Вот целый букет новых образов, собранных наугад с нескольких страниц Пруста. Мать Рассказчика передает Франсуазе, что господин де Норпуа назвал ее «первоклассным поваром», как военный министр после смотра передает генералу поздравления какого-нибудь заезжего монарха…» Марсель, влюбленный в это время в Жильберту Сван и почитающий священным все, что касается ее семейства, краснеет, когда отец говорит о жилище Сванов как о вполне заурядной квартире: «Я инстинктивно почувствовал, что мой разум обязан принести чести Сванов и моему счастью необходимые жертвы, и, повинуясь внутреннему велению, отверг раз и навсегда, как благочестивец ренанову «Жизнь Иисуса» растлевающую мысль, будто их квартира — что-то обыкновенное, где мы бы и сами могли жить…» Мать Рассказчика сравнивает кампанию госпожи Сван, расширяющей свои связи в обществе, с колониальной войной: «Теперь, когда Тромберы покорены, соседние племена не замедлят сдаться…» Встретив госпожу Сван на улице, она говорила нам по возвращении: «Заметила госпожу Сван во всеоружии. Должно быть, собирается в победоносный поход на массечутосов, сингалезов или тромбе-ров…» Наконец, госпожа Сван приглашает одну даму, нудную, но благодушную, беспрестанно наносившую визиты, потому что «знала неимоверное количество буржуазных цветков, которые могла, вооружившись эгреткой и пачкой визиток, облететь за день эта неутомимая пчела-труженица…»

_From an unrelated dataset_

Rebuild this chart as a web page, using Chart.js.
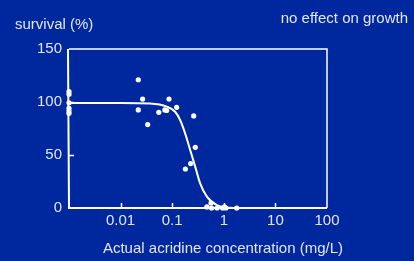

Другой излюбленный прием Пруста в том, чтобы воскрешать действительность в памяти при посредстве произведений искусства. Сам Пруст не был ни художником, ни музыкантом, но музыка и живопись доставляли ему огромное наслаждение. Он сблизился с Жаком-Эмилем Бланшем, с Жаном-Луи Водуайе, с Беренсоном — и все они открывали ему шедевры; он читал Бодлера, Фромантена, Уистлера и, разумеется, Рескина. Почти никогда не путешествуя и так мало выходя из дома, он был способен отправиться в Гаагу или в Падую, чтобы взглянуть на одно единственное полотно. В рекомендациях у него никогда не было недостатка.